Fiordy Zachodnie (is. Vestfirðir, ang. Westfjords) to pod względem geologicznym najstarsza część Islandii.
Początki tego regionu sięgają około 14-16 milionów lat wstecz. Wówczas to dochodziło do licznych wybuchów wulkanicznych. W wyniku zastygania lawy tworzyły się kolejne, nakładające się na siebie warstwy skał bazaltowych. Naturalnie kształt i wygląd Islandii był wtedy zupełnie inny niż obecnie. Kiedy nastąpiła era zlodowacenia cała dzisiejsza Islandia zniknęła pod grubą warstwą lodu.

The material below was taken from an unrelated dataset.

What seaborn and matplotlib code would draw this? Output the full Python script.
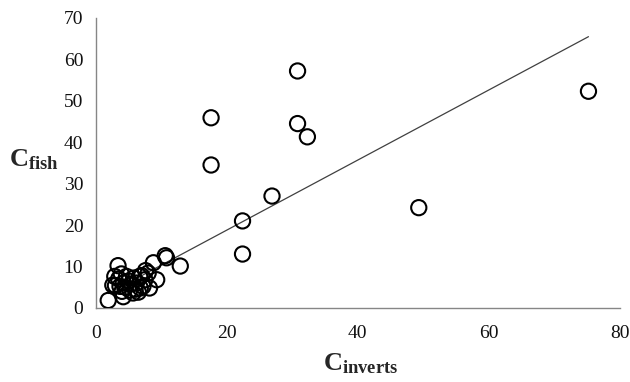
import numpy as np
import pandas as pd
import seaborn as sns
import matplotlib.pyplot as plt

# valores
c_inverts = [75.2, 49.3, 30.8, 30.8, 32.3, 17.6, 17.6, 26.9, 22.4, 22.4,
             12.9, 10.6, 10.8, 8.8, 9.3, 8.0, 8.2, 1.9, 3.4, 2.6,
             2.9, 4.2, 3.7, 5.7, 6.7, 6.2, 7.2, 4.7, 3.9, 5.2,
             4.2, 7.5, 4.0, 5.0, 6.0, 7.0, 6.5, 3.5, 5.5, 7.6,
             4.5, 6.8, 5.8, 3.0]
c_fish = [52.3, 24.2, 57.2, 44.5, 41.3, 45.9, 34.5, 27.0, 21.0, 13.0,
          10.1, 12.6, 12.1, 10.9, 6.8, 8.4, 4.8, 1.8, 10.2, 5.5,
          7.6, 2.7, 5.2, 3.6, 7.6, 6.0, 5.2, 7.6, 8.2, 4.3,
          6.0, 6.8, 4.0, 6.5, 4.5, 7.8, 3.8, 7.0, 5.8, 9.0,
          5.0, 4.8, 7.2, 5.4]

# linha de tendencia
trend_slope = 0.846
trend_intercept = 1.86

df = pd.DataFrame({'inv': c_inverts, 'fish': c_fish})
xs = np.array([min(c_inverts), max(c_inverts)])
df_t = pd.DataFrame({'inv': xs, 'fish': trend_slope * xs + trend_intercept})

sns.set_style('white')
plt.rcParams['font.family'] = ['Liberation Serif', 'DejaVu Serif']
plt.rcParams['mathtext.fontset'] = 'custom'
plt.rcParams['mathtext.rm'] = 'Liberation Serif'
plt.rcParams['mathtext.bf'] = 'Liberation Serif:bold'

fig = plt.figure(figsize=(6.3, 3.82), dpi=100)
ax = fig.add_axes([0.152, 0.194, 0.832, 0.759])

sns.lineplot(data=df_t, x='inv', y='fish', color='#404040', linewidth=0.9, ax=ax)
sns.scatterplot(data=df, x='inv', y='fish', s=120, facecolor='none',
                edgecolor='black', linewidth=1.5, ax=ax, zorder=3)

ax.set_xlim(0, 80)
ax.set_ylim(0, 70)
ax.set_xticks(range(0, 81, 20))
ax.set_yticks(range(0, 71, 10))
for s in ['top', 'right']:
    ax.spines[s].set_visible(False)
for s in ['left', 'bottom']:
    ax.spines[s].set_color('#868686')
    ax.spines[s].set_linewidth(1)
ax.tick_params(axis='both', direction='out', length=5, width=1, color='#868686',
               labelsize=14, labelcolor='#111111')
ax.tick_params(axis='x', pad=7)
ax.tick_params(axis='y', pad=4)

ax.set_xlabel(r'$\mathbf{C_{inverts}}$', fontsize=19)
ax.set_ylabel(r'$\mathbf{C_{fish}}$', fontsize=19, rotation=0)
ax.xaxis.set_label_coords(0.505, -0.15)
ax.yaxis.set_label_coords(-0.118, 0.47)

plt.savefig('out.png', dpi=100)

„Zaledwie” kilka tysięcy lat temu lód zaczął wycofywać się z terenu Islandii. Topniejący i spływający lód rzeźbił teren wyspy niczym ogromne i najtwardsze dłuto. W ten sposób tworzyły się góry o stromych ścianach, głębokie doliny oraz fiordy. Wąskie, głębokie zatoki o stromych ścianach wcinają się daleko w ląd Islandii. Powstawały jeziora, rzeki, strumyki i wodospady. Stąd bardzo bogata linia brzegowa oraz pocięcia terenu bruzdami wodospadów ze źródlaną wodą. Fiordy Zachodnie są zatem miejscem, które nosi bardzo widoczne ślady działalności lodowców.
Po stopieniu się mas lodu, poziom wody w morzach i oceanach znacznie się podniósł. W ten sposób w dawne polodowcowe doliny dostała się z zewnątrz woda. W wyniku brutalnego i bezwzględnego działania natury omal nie doszło do tego, aby ta część Islandii została całkowicie odcięta od reszty wyspy.
Obecnie Islandia znajduje się nadal w ciągłym stadium tworzenia poprzez stale zachodzące procesy geologiczne, tak wywołane energią ziemi jak i czynnikami zewnętrznymi.
Aktualnie linia brzegowa Fiordów Zachodnich jest niezwykle rozbudowana. Jej długość wynosi ok. 2100 km i stanowi 1/3 linii brzegowej całej wyspy (!). Teren otacza ponad 50 fiordów i zatok. Niekiedy sięgają one nawet do 10 km do wewnątrz wyspy.
Z racji tego, że Fiordy Zachodnie znajdują się w strefie klimatu podbiegunowego możemy doświadczyć tutaj niższych temperatur. Pogoda bywa surowa, a nierzadko także zdradziecka i potrafi zaskoczyć nagłymi zmianami. W pewnych regionach Fiordów Zachodnich bywa, że w okresie zimy przez około 2 miesiące słońce nie pojawia się ponad horyzontem.
Krajobraz Fiordów Zachodnich dostarcza bardzo bogatych doznań wizualnych, jest niezwykle inspirujący i posiada w sobie ogromną siłę i moc. Jest to miejsce, w którym człowiek poniekąd przegrywa z naturą i czuje wobec niej duży respekt. Dlatego w tej części Islandii doszło do minimalnych zmian ze strony człowieka. Ingerencja cywilizacji jest tutaj znacznie ograniczona.
W związku ze specyficzną nagością i surowością klimatu i terenu Fiordów Zachodnich, obszar ten jest bardzo słabo zaludniony. Obecnie zamieszkuje tutaj około 8 tys. osób, co daje 0,8 mieszk./km². Z tego połowa tych osób mieszka w mieście Ísafjörður. Pozostali zamieszkują w rozproszonych maleńkich osadach lub samotnych farmach.
Jednocześnie od wielu lat obserwuje się emigrację ludności z tego terenu. Pozostają coraz większe pustkowia i odludzia, a natura cieszy się nieskażona ludzką obecnością.
Podobnie za sprawą utrudnionego dostępu w te tereny w ubiegłym roku odwiedziło Fiordy Zachodnie zaledwie 14% z wszystkich turystów przyjeżdżających do Islandii.
My daliśmy się skusić pięknu natury, dzikości i samotności Fiordów Zachodnich. Doświadczyliśmy dekompresji psychicznej, poddaliśmy się islandoterapii.